In the middle of the week, we arranged to meet at our usual spot and spend a night in the field again after a long time. But when the time came, the forecast was anything but rosy, so we changed the plan without hesitation:

Instead of bringing out the heavy gear for photography at the familiar location, we packed our light kit and drove to a new place that we had wanted to try out for a long time.

Armed with two Star Adventurers and small telescopes or camera lenses, we set off in the direction of the Roman villa Haselburg. Once there, we were delighted by the extremely clear and dark sky but noticed that it was freezing cold and windy.

For my part, I didn't spend much time on the polar alignment and only did a rough alignment. Since I forgot my illumination for my polar finder, I didn't have much of a choice anyway (mistake no. 1). But with 35mm focal length on an APS-C chip and a maximum of 30-second exposures, this should not be a major problem. (At least I was right about that).

Mistake No. 2 concerned the focus: I had not quite nailed it. Unfortunately, I don't have a suitable Bhatinov mask for the 35mm lens - a thing I should definitely change at some point.

Mistake No. 3 and the most serious one was the operation of the built-in interval timer in the D7500: I hadn't used it for a while and so I had forgotten that you have to set the interval to exposure time + storage time. I left it at an interval of only 3 seconds for an exposure of 30 seconds. But since it was freezing cold, I just wanted to sit under the blanket in the wind-protected car.

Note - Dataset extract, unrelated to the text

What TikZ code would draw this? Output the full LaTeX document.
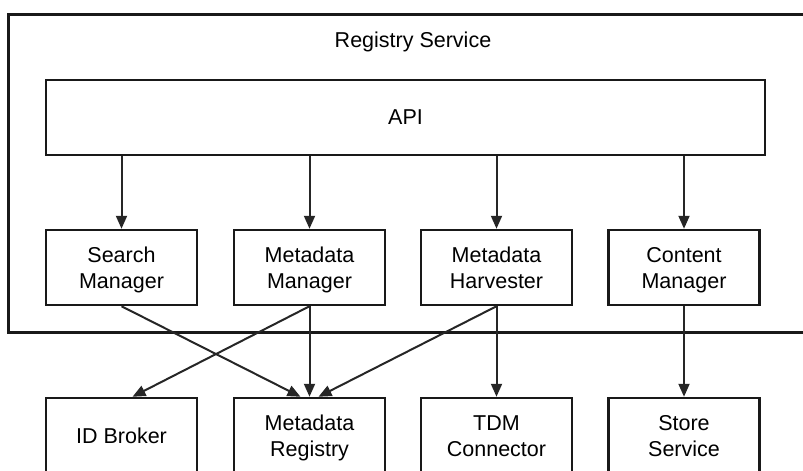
\documentclass[tikz,border=0pt]{standalone}
\usepackage{fontspec}
\setmainfont{Liberation Sans}
\usetikzlibrary{arrows.meta}
\newcommand{\tl}[2]{\rule{0pt}{24pt}#1\\\strut #2}
\begin{document}
\begin{tikzpicture}[x=1pt,y=-1pt,
  box/.style={draw=black!90, line width=2.5pt, minimum width=151pt, minimum height=75pt, inner sep=0pt, align=center, font=\fontsize{21.5}{26}\selectfont},
  arr/.style={draw=black!85, line width=2pt, -{Triangle[length=13pt,width=11pt]}},
  lbl/.style={font=\fontsize{21.5}{26}\selectfont}]
\useasboundingbox (0,0) rectangle (803,471);
\clip (0,0) rectangle (803,471);
\draw[black!90, line width=3pt] (8,14) rectangle (840,332);
\node[lbl] (title) at (413,42) {Registry Service};
\node[box, minimum width=719pt] (api) at (405.5,117.5) {API};
\node[box] (sm) at (121.5,267.5) {\tl{Search}{Manager}};
\node[box] (mm) at (309.5,267.5) {\tl{Metadata}{Manager}};
\node[box] (mh) at (496.5,267.5) {\tl{Metadata}{Harvester}};
\node[box] (cm) at (684,267.5) {\tl{Content}{Manager}};
\node[box] (idb) at (121.5,435.5) {ID Broker};
\node[box] (mr) at (309.5,435.5) {\tl{Metadata}{Registry}};
\node[box] (tdm) at (496.5,435.5) {\tl{TDM}{Connector}};
\node[box] (ss) at (684,435.5) {\tl{Store}{Service}};
\foreach \n in {sm,mm,mh,cm}{
  \draw[arr] (api.south -| \n.north) -- (\n.north);
}
\draw[arr] (sm.south) -- ([xshift=-9pt]mr.north);
\draw[arr] (mm.south) -- ([xshift=11pt]idb.north);
\draw[arr] (mm.south) -- (mr.north);
\draw[arr] (mh.south) -- ([xshift=9pt]mr.north);
\draw[arr] (mh.south) -- (tdm.north);
\draw[arr] (cm.south) -- (ss.north);
\end{tikzpicture}
\end{document}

Two hours later I wanted to change the battery, as experience shows that it lasts about this long. When I arrived at the camera, I was surprised to find that the battery was still mostly full. It became clear to me why when I looked at the pictures I had taken. I had a total of 19 pictures, 30 seconds each in the box. 19 of the planned 200 pictures. Unfortunately, Orion was setting in the meantime, so I could not continue here. I had to look for a new target. But more about that another time.

The picture above shows the products of my "efforts". One of the images was sorted out by WBPP during stacking, the rest was added up to a total of 9 minutes of exposure time.

Considering that it is only 9 minutes with an unmodified camera, I think the image is not too bad. All the important objects are visible:

  • Barnard's Loop
  • Flame Nebula
  • Horsehead Nebula
  • Running Man
  • Great Orion Nebula
  • Witch's Head Nebula

This definitely speaks for the observing site and I am sure we will return there sooner or later.